The lawmakers introducing this bill bring to mind the fact that the right to adequate food is part of the International Treaty for Economic, Social and Cultural Rights (article 11) which was ratified by Belgium (on May 15, 1981). In 2002, the Special Rapporteur of the United Nations defined the right to adequate food as follows:
"Right to adequate food is a human right, inherent in all people, to have regular, permanent and unrestricted access, either directly or by means of financial purchases, to quantitatively and qualitatively adequate and sufficient food corresponding to the cultural traditions of people to which the consumer belongs, and which ensures a physical and mental, individual and collective fulfilling and dignified life free of fear."
This definition contains all the normative components which are defined in detail in the General Comment 12 concerning the international treaty concerning economic, social and cultural rights:
"The right to adequate food is realized when every man, woman and child, alone or in community with others, has the physical and economic access at all times to adequate food or means for its procurement."
In 2004, after two years of debates and negotiations, the Council of the FAO adopted by consensus the "Voluntary Guidelines To Support the Progressive Realization of the Right to Adequate Food in the Context of National Food Security." The "Voluntary Guidelines" are non-binding, are based on international law and give guidelines concerning the applications of current duties. They apply to those states which underwrote the International Treaty for Economic, Social and Cultural Rights and to those states that will ratify the treaty in the future. But they also apply to those individuals or organizations that are committed to realizing a better application of the right to food on a world scale.

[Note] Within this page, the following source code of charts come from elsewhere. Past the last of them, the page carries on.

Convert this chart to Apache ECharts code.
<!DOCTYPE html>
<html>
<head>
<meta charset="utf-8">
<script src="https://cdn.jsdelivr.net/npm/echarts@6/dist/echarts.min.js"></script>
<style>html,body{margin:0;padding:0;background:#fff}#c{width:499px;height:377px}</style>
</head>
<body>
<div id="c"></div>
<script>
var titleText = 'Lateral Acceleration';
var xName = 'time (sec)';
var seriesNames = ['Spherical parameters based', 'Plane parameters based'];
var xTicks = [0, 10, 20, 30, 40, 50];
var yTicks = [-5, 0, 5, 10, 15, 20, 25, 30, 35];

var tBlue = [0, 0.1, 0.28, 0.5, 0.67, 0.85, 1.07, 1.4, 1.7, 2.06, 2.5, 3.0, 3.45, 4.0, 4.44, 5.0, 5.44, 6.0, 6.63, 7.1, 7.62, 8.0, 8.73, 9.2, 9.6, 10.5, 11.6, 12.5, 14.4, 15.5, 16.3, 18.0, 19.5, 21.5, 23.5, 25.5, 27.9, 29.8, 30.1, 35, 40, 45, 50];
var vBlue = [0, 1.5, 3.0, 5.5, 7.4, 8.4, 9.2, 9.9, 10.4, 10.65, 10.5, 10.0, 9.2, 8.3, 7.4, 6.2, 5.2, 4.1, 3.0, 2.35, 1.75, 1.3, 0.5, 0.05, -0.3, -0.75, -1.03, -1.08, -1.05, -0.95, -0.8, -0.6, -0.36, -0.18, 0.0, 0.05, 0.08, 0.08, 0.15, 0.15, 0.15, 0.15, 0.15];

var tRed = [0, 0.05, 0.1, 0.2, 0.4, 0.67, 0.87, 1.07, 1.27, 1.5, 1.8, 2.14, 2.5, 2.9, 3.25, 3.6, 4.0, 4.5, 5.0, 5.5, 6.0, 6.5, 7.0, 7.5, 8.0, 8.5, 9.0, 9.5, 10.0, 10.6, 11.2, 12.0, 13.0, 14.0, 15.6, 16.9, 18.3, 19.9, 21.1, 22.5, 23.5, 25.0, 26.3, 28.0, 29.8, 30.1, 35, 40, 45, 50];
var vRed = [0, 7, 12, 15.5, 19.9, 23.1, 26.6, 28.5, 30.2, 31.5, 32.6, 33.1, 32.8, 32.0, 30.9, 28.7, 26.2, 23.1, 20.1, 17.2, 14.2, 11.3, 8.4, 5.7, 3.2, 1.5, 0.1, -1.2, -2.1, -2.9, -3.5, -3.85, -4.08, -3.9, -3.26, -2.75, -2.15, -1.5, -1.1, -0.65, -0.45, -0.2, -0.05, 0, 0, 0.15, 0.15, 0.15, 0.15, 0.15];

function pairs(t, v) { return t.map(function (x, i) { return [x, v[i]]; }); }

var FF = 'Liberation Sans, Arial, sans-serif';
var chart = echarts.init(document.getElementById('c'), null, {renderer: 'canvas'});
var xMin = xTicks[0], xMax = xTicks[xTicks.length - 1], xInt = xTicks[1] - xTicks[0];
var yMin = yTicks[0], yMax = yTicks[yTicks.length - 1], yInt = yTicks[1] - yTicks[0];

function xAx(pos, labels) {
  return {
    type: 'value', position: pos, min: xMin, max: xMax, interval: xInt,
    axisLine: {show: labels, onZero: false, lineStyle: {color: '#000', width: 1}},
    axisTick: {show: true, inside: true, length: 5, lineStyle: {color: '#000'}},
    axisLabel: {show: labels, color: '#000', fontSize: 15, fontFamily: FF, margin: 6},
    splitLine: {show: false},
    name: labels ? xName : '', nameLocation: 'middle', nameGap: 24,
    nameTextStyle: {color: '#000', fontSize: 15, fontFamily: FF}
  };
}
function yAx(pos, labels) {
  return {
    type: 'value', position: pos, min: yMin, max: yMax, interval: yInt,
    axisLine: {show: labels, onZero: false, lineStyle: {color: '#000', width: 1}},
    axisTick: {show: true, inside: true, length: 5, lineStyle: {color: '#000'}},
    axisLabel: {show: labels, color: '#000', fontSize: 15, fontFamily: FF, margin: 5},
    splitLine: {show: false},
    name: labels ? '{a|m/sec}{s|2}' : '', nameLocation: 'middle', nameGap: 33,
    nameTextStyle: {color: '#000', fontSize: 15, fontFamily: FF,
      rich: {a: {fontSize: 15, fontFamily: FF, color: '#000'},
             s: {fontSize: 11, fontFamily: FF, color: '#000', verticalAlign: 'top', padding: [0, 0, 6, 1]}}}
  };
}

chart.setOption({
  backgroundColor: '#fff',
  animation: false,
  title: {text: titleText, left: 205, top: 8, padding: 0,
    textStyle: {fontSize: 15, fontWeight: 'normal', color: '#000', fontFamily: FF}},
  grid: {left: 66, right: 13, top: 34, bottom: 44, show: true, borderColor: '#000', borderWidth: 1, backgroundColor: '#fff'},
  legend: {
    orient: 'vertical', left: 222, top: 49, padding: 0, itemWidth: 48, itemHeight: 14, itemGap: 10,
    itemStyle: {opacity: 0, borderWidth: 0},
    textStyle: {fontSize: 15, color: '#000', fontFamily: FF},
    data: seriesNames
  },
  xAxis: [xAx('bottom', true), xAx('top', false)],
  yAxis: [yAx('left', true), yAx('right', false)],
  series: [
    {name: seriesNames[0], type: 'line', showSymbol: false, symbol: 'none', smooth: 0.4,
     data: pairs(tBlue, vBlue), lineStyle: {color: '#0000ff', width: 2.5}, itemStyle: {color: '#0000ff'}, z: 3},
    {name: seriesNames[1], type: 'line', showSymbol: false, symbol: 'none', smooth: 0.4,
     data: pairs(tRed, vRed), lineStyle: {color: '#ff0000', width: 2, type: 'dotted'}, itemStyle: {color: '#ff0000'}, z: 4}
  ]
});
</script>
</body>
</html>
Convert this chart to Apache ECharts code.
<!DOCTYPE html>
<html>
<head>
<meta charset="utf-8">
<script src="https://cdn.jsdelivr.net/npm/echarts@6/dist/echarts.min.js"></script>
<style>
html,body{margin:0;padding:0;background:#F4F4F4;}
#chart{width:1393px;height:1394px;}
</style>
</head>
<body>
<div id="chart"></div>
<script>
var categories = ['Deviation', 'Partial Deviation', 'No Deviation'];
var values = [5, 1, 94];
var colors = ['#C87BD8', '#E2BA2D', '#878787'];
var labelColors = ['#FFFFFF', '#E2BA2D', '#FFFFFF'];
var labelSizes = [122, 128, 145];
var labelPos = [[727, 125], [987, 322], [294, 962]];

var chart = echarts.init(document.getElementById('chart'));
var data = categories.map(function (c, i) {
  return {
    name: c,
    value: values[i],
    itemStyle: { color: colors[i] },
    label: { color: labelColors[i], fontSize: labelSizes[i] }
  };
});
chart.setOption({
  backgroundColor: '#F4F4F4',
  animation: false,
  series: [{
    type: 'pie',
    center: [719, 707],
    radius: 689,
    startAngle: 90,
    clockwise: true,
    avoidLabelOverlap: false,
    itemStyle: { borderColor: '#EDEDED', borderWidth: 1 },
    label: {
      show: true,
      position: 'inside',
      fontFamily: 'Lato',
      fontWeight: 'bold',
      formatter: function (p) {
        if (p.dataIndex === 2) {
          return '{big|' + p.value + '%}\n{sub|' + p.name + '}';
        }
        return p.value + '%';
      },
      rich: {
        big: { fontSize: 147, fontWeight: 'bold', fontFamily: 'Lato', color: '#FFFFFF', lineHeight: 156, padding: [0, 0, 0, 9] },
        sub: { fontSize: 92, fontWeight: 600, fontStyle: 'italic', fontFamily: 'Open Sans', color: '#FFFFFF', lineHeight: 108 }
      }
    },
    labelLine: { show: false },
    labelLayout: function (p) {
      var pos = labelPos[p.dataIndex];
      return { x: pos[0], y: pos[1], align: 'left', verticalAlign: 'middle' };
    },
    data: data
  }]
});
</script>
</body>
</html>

Among these directives, one can note in particular those relative to the markets:
"4.1 States should, in accordance with their national law and priorities, as well as their international commitments, improve the functioning of their markets, in particular their agricultural and food markets, in order to promote both economic growth and sustainable development, inter allia, by mobilizing domestic savings, both public and private, by developing appropriate credit policies, by generating sustainable adequate levels of national productive investment through credits in concessional terms and by increasing human capacity....
"4.3 States should encourage the development of corporate social responsibility and the commitment of all market players and civil society towards the progressive realization of the right of individuals to adequate food in the context of national food security."
This proposed law is directly inspired by these international FAO guidelines....
PROPOSED LAW
Article 1.
This law deals with a question as aimed in article 78 of the Belgian Constitution
Article 2.
The offer, spreading, or the promotion in Belgium of financial instruments in the sense of Article 2 of the Law of August 2, 2002 Concerning the Surveillance of the Financial Sector, is forbidden, whatever their nature and inclusively the saving insurance and by name those insurances which are indexed to investment funds whose profit yield is partially or entirely coupled to speculation on the increase of prices of basic food commodities.
Article 3.
Any violation of this law will be punished by those penalties defined by Article 41 of the Law of August 2, 2002 Concerning the Regulation of the Financial Sector and Financial Services.